Set exercise: Output each line exactly as it appears, skipping any embedded picture.

* * * * *

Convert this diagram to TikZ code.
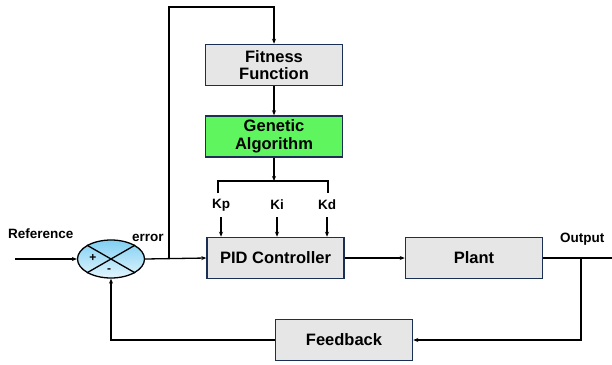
\documentclass[tikz,border=0pt]{standalone}
\usepackage{fontspec}
\setmainfont{Liberation Sans}
\usetikzlibrary{shapes.geometric,arrows.meta}
\definecolor{boxgray}{HTML}{E6E6E6}
\definecolor{boxedge}{HTML}{1B2F55}
\definecolor{gagreen}{HTML}{5FF55F}
\definecolor{sumtop}{HTML}{80CFF2}
\definecolor{sumbot}{HTML}{E2F5FD}
\begin{document}
\begin{tikzpicture}[x=1pt,y=-1pt,
  blockbox/.style={draw=boxedge,line width=1.5pt,fill=boxgray,minimum width=137pt,
    minimum height=41pt,inner sep=0pt,align=center,
    font=\fontsize{16.5}{17.5}\selectfont\bfseries},
  lbl/.style={font=\fontsize{13.5}{15}\selectfont\bfseries,inner sep=0pt},
  signs/.style={font=\fontsize{12}{13}\selectfont\bfseries,inner sep=0pt},
  wire/.style={line width=1.3pt,black},
  arr/.style={wire,-{Stealth[length=5pt,width=4pt]}},
  every node/.append style={text=black}]
\useasboundingbox (0,0) rectangle (612,364);

% blocks
\node[blockbox] (ff) at (274,65) {Fitness\\Function};
\node[blockbox,fill=gagreen] (ga) at (274,136.5) {Genetic\\Algorithm};
\node[blockbox] (pid) at (275.5,258) {PID Controller};
\node[blockbox] (plant) at (474,258) {Plant};
\node[blockbox] (fb) at (344,340) {Feedback};

% summing junction
\node[ellipse,draw=black,line width=1.3pt,top color=sumtop,bottom color=sumbot,
  minimum width=67pt,minimum height=38pt,inner sep=0pt] (s) at (111,259) {};
\draw[wire] (s.north west) -- (s.south east);
\draw[wire] (s.north east) -- (s.south west);
\node[signs] (plus) at (93,258) {+};
\node[signs] (minus) at (109,271) {-};

% labels
\node[lbl,anchor=west] (reflbl) at (8,234) {Reference};
\node[lbl,anchor=west] (errlbl) at (132,238) {error};
\node[lbl,anchor=west] (outlbl) at (560,239) {Output};
\node[lbl] (kp) at (221,205) {Kp};
\node[lbl] (ki) at (277,205) {Ki};
\node[lbl] (kd) at (327,205) {Kd};

% helper points
\coordinate (refin) at (15,259);
\coordinate (junc) at (169,259);
\coordinate (topleft) at (169,7);
\coordinate (bc) at (274,181);
\coordinate (bl) at (218,181);
\coordinate (br) at (328,181);
\coordinate (bld) at (218,193);
\coordinate (brd) at (328,193);
\coordinate (tap) at (581,258);
\coordinate (outend) at (612,258);

% signal path
\draw[arr] (refin) -- (s.west);
\draw[arr] (s.east) -- (pid.west);
\draw[arr] (junc) -- (topleft) -| (ff.north);
\draw[arr] (ff.south) -- (ga.north);
\draw[arr] (ga.south) -- (bc);
\draw[wire] (bld) -- (bl) -- (br) -- (brd);
\draw[arr] (kp.south |- 0,217) -- (kp.south |- pid.north);
\draw[arr] (ki.south |- 0,217) -- (ki.south |- pid.north);
\draw[arr] (kd.south |- 0,217) -- (kd.south |- pid.north);
\draw[arr] (pid.east) -- (plant.west);
\draw[wire] (plant.east) -- (outend);
\draw[arr] (tap) |- (fb.east);
\draw[arr] (fb.west) -| (s.south);
\end{tikzpicture}
\end{document}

* * * * *

Response to the exercise:
Convert this diagram to TikZ code.
\documentclass[tikz,border=0pt]{standalone}
\usepackage{fontspec}
\setmainfont{Liberation Sans}
\usetikzlibrary{shapes.geometric,arrows.meta}
\definecolor{boxgray}{HTML}{E6E6E6}
\definecolor{boxedge}{HTML}{1B2F55}
\definecolor{gagreen}{HTML}{5FF55F}
\definecolor{sumtop}{HTML}{80CFF2}
\definecolor{sumbot}{HTML}{E2F5FD}
\begin{document}
\begin{tikzpicture}[x=1pt,y=-1pt,
  blockbox/.style={draw=boxedge,line width=1.5pt,fill=boxgray,minimum width=137pt,
    minimum height=41pt,inner sep=0pt,align=center,
    font=\fontsize{16.5}{17.5}\selectfont\bfseries},
  lbl/.style={font=\fontsize{13.5}{15}\selectfont\bfseries,inner sep=0pt},
  signs/.style={font=\fontsize{12}{13}\selectfont\bfseries,inner sep=0pt},
  wire/.style={line width=1.3pt,black},
  arr/.style={wire,-{Stealth[length=5pt,width=4pt]}},
  every node/.append style={text=black}]
\useasboundingbox (0,0) rectangle (612,364);

% blocks
\node[blockbox] (ff) at (274,65) {Fitness\\Function};
\node[blockbox,fill=gagreen] (ga) at (274,136.5) {Genetic\\Algorithm};
\node[blockbox] (pid) at (275.5,258) {PID Controller};
\node[blockbox] (plant) at (474,258) {Plant};
\node[blockbox] (fb) at (344,340) {Feedback};

% summing junction
\node[ellipse,draw=black,line width=1.3pt,top color=sumtop,bottom color=sumbot,
  minimum width=67pt,minimum height=38pt,inner sep=0pt] (s) at (111,259) {};
\draw[wire] (s.north west) -- (s.south east);
\draw[wire] (s.north east) -- (s.south west);
\node[signs] (plus) at (93,258) {+};
\node[signs] (minus) at (109,271) {-};

% labels
\node[lbl,anchor=west] (reflbl) at (8,234) {Reference};
\node[lbl,anchor=west] (errlbl) at (132,238) {error};
\node[lbl,anchor=west] (outlbl) at (560,239) {Output};
\node[lbl] (kp) at (221,205) {Kp};
\node[lbl] (ki) at (277,205) {Ki};
\node[lbl] (kd) at (327,205) {Kd};

% helper points
\coordinate (refin) at (15,259);
\coordinate (junc) at (169,259);
\coordinate (topleft) at (169,7);
\coordinate (bc) at (274,181);
\coordinate (bl) at (218,181);
\coordinate (br) at (328,181);
\coordinate (bld) at (218,193);
\coordinate (brd) at (328,193);
\coordinate (tap) at (581,258);
\coordinate (outend) at (612,258);

% signal path
\draw[arr] (refin) -- (s.west);
\draw[arr] (s.east) -- (pid.west);
\draw[arr] (junc) -- (topleft) -| (ff.north);
\draw[arr] (ff.south) -- (ga.north);
\draw[arr] (ga.south) -- (bc);
\draw[wire] (bld) -- (bl) -- (br) -- (brd);
\draw[arr] (kp.south |- 0,217) -- (kp.south |- pid.north);
\draw[arr] (ki.south |- 0,217) -- (ki.south |- pid.north);
\draw[arr] (kd.south |- 0,217) -- (kd.south |- pid.north);
\draw[arr] (pid.east) -- (plant.west);
\draw[wire] (plant.east) -- (outend);
\draw[arr] (tap) |- (fb.east);
\draw[arr] (fb.west) -| (s.south);
\end{tikzpicture}
\end{document}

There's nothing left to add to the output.